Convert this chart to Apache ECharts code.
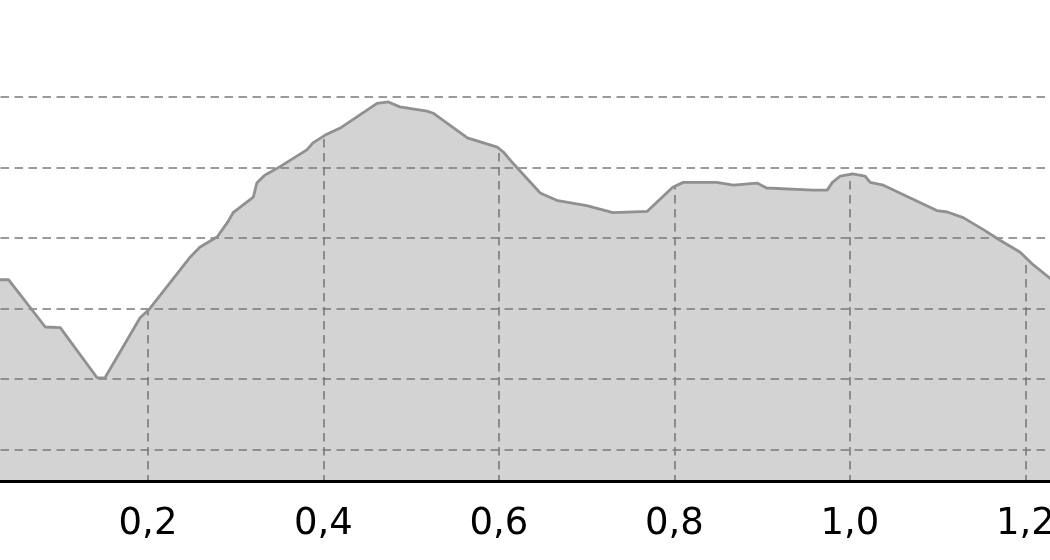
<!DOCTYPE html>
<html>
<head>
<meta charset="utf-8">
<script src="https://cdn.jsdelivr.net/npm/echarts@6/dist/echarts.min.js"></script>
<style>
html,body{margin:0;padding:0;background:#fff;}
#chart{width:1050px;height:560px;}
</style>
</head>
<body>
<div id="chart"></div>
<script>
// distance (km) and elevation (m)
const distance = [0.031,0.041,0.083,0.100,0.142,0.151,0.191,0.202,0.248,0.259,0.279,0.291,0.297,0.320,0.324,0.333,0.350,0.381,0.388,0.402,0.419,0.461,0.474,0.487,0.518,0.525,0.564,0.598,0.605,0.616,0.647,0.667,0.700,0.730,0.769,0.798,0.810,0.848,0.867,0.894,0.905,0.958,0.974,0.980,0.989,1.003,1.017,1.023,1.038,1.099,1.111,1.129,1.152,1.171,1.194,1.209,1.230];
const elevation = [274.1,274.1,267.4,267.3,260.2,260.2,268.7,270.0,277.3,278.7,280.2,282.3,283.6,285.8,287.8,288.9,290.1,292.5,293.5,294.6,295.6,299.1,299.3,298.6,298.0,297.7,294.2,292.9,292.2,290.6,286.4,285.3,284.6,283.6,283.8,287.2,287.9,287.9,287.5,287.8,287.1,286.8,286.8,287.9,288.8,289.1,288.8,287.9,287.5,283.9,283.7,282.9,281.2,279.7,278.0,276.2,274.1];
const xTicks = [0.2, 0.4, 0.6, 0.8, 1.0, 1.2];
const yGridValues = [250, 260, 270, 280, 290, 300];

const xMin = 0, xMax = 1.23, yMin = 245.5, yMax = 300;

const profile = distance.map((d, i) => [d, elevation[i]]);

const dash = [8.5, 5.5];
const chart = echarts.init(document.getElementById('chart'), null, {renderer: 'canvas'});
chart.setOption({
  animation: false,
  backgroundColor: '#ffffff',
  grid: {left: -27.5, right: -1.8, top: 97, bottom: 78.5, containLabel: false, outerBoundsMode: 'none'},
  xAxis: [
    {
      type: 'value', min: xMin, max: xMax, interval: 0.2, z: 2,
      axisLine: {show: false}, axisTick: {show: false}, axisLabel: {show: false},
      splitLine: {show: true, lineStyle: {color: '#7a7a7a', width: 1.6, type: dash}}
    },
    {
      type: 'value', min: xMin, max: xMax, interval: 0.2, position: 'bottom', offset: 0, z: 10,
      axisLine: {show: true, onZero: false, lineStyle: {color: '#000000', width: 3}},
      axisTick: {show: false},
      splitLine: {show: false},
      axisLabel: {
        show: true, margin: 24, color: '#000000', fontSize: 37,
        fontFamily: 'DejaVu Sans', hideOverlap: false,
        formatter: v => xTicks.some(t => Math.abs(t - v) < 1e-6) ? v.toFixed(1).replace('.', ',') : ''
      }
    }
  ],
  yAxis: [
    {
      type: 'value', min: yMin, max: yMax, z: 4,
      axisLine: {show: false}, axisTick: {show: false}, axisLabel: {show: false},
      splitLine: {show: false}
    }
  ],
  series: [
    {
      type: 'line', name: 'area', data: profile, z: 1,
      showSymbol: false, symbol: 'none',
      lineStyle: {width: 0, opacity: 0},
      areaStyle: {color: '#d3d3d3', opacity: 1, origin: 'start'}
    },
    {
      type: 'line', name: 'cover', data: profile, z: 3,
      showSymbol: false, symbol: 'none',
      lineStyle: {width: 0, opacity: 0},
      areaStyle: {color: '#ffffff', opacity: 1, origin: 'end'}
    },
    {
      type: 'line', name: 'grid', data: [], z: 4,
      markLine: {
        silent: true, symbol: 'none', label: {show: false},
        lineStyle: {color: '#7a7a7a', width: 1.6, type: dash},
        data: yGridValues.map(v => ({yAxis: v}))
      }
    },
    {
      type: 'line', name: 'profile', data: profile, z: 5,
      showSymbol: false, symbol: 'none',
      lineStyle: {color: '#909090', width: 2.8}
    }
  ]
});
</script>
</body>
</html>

----------------------------------------

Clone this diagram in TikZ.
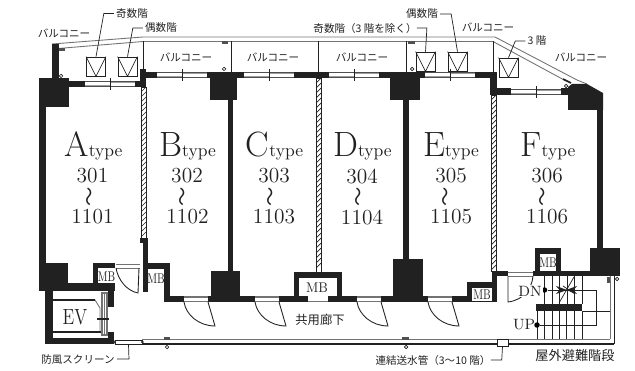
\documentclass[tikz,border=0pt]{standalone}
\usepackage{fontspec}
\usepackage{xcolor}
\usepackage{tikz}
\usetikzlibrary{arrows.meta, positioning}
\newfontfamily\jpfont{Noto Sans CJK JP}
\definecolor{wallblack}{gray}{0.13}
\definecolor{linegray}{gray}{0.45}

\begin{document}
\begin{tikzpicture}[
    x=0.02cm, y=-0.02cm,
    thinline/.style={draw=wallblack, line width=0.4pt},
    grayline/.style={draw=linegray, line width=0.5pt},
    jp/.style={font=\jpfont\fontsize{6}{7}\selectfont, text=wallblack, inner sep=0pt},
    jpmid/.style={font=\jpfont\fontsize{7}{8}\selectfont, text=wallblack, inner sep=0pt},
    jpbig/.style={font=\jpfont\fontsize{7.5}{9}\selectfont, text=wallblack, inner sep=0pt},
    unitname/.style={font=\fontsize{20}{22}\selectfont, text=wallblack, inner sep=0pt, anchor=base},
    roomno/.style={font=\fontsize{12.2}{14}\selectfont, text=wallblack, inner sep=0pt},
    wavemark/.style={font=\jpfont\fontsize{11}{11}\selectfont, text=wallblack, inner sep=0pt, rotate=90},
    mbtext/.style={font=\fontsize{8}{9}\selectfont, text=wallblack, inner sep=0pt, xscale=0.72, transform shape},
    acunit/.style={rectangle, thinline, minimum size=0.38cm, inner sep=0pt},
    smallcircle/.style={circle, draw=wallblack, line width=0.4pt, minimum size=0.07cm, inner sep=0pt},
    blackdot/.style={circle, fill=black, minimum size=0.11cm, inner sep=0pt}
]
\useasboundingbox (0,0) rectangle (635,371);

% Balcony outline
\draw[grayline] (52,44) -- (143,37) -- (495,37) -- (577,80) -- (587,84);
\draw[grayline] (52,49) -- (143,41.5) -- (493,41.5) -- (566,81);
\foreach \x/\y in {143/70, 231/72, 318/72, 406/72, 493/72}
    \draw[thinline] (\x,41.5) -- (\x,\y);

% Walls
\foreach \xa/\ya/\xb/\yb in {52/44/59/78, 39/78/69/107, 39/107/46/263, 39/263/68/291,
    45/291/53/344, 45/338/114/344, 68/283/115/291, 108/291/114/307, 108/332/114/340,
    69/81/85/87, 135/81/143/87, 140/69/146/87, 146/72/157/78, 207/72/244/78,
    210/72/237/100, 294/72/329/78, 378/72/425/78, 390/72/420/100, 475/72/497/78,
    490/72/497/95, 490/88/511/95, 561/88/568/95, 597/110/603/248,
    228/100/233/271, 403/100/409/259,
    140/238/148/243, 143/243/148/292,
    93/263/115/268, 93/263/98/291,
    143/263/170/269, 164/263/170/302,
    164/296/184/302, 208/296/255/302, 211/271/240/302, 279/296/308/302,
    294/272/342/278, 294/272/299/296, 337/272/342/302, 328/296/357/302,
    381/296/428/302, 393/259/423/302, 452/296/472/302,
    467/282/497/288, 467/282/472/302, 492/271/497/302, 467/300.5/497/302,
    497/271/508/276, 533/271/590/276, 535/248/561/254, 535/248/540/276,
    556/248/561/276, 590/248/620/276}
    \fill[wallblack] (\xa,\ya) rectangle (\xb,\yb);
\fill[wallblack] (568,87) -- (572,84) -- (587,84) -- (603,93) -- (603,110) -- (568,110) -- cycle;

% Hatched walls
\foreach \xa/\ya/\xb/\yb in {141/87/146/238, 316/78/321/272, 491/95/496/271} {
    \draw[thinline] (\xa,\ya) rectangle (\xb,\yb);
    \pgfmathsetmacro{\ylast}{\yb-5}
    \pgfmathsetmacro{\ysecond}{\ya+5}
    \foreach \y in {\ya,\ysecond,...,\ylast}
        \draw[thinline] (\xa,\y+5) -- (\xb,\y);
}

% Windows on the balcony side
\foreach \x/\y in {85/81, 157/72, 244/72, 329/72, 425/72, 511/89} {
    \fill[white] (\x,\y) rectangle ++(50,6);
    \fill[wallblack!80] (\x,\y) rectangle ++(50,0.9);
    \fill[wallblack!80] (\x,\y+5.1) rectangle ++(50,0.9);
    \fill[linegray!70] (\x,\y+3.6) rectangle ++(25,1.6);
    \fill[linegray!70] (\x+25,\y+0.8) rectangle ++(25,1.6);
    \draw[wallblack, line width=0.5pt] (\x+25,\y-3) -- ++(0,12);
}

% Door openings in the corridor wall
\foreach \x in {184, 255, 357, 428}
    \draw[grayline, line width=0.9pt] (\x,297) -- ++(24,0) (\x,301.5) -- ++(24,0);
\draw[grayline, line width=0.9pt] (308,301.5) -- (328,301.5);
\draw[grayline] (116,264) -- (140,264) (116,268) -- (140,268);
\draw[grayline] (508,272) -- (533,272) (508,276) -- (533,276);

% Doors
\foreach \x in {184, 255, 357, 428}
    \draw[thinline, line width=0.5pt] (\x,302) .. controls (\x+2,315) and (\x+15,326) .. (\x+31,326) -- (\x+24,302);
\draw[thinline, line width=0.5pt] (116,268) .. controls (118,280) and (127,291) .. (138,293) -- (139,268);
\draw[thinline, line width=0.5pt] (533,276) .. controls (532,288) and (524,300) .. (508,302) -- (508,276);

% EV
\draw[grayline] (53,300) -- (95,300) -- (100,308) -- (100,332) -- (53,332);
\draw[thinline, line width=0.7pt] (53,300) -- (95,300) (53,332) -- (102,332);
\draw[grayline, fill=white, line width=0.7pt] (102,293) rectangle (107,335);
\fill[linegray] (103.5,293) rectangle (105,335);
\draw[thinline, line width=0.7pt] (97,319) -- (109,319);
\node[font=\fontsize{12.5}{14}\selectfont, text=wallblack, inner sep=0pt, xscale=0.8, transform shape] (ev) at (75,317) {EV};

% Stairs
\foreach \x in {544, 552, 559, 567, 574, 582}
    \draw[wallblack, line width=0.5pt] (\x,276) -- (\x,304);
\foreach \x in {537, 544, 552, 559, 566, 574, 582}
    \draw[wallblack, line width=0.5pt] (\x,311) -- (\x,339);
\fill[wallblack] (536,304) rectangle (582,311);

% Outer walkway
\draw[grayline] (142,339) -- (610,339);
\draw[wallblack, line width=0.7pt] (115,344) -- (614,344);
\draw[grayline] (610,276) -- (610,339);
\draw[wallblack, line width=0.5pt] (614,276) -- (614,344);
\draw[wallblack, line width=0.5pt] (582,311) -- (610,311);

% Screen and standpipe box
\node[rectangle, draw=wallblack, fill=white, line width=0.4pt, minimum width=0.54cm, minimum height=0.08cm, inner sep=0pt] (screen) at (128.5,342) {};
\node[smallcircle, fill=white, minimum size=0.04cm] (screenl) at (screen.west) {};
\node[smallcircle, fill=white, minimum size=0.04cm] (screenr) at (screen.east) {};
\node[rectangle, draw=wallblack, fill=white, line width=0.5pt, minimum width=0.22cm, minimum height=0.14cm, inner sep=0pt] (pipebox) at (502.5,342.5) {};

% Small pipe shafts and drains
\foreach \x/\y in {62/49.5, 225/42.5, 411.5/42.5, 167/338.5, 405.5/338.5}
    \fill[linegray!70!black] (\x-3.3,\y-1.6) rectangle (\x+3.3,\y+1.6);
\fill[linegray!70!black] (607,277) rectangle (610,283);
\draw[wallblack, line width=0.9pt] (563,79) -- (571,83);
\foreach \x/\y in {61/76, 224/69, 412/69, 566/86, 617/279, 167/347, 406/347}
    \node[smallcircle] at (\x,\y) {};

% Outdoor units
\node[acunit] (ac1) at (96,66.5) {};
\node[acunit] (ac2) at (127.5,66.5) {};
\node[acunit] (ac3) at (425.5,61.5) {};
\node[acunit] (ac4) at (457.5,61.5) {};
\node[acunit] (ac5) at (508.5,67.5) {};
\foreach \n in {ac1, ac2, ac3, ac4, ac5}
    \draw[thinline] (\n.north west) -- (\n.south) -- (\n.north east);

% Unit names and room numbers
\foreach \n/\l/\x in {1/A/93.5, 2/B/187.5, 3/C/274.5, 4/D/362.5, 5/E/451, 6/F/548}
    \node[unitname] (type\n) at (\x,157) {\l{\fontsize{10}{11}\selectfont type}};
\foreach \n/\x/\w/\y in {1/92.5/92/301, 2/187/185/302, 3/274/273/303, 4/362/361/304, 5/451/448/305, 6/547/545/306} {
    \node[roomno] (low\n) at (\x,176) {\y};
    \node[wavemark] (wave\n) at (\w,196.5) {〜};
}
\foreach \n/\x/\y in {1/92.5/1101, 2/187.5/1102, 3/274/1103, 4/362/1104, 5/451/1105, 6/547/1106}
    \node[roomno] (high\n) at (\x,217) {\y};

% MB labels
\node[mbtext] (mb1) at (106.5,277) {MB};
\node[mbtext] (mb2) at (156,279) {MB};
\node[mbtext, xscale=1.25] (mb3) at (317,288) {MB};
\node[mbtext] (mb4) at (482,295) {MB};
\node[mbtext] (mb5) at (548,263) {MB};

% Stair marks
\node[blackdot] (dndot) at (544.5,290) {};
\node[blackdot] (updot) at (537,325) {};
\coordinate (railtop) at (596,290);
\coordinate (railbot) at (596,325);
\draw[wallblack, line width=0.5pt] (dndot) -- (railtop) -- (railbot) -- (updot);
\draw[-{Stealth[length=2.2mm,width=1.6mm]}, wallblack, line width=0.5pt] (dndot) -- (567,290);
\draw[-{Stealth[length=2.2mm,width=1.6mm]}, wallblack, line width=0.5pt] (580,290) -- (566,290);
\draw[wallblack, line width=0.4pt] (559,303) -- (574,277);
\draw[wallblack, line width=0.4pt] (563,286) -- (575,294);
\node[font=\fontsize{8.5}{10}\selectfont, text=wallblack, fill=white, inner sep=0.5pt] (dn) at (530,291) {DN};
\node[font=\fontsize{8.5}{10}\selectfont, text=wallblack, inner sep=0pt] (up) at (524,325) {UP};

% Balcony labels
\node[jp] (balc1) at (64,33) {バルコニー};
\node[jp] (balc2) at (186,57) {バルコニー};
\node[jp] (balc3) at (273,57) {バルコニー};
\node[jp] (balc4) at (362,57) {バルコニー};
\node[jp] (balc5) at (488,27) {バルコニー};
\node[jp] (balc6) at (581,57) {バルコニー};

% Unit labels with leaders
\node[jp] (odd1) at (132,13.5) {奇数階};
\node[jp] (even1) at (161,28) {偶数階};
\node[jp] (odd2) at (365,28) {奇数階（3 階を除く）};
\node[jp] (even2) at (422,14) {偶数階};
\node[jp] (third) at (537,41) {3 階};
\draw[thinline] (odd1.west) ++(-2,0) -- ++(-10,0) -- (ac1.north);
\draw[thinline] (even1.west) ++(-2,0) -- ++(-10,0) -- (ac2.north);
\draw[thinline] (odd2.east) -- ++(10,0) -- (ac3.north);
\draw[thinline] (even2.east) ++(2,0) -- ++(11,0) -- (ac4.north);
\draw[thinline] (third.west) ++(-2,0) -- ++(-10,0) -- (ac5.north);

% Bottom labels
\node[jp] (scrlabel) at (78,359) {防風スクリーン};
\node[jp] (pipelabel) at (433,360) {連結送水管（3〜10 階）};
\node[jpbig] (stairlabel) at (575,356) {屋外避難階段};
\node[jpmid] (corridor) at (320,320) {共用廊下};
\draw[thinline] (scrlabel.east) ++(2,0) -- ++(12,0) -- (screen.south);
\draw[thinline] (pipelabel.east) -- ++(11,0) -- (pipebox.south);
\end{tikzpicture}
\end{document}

----------------------------------------

--- Task details ---
From the listing above, find the number of lines with the word "this" in them. Answer with the number only.

--- Response below ---
2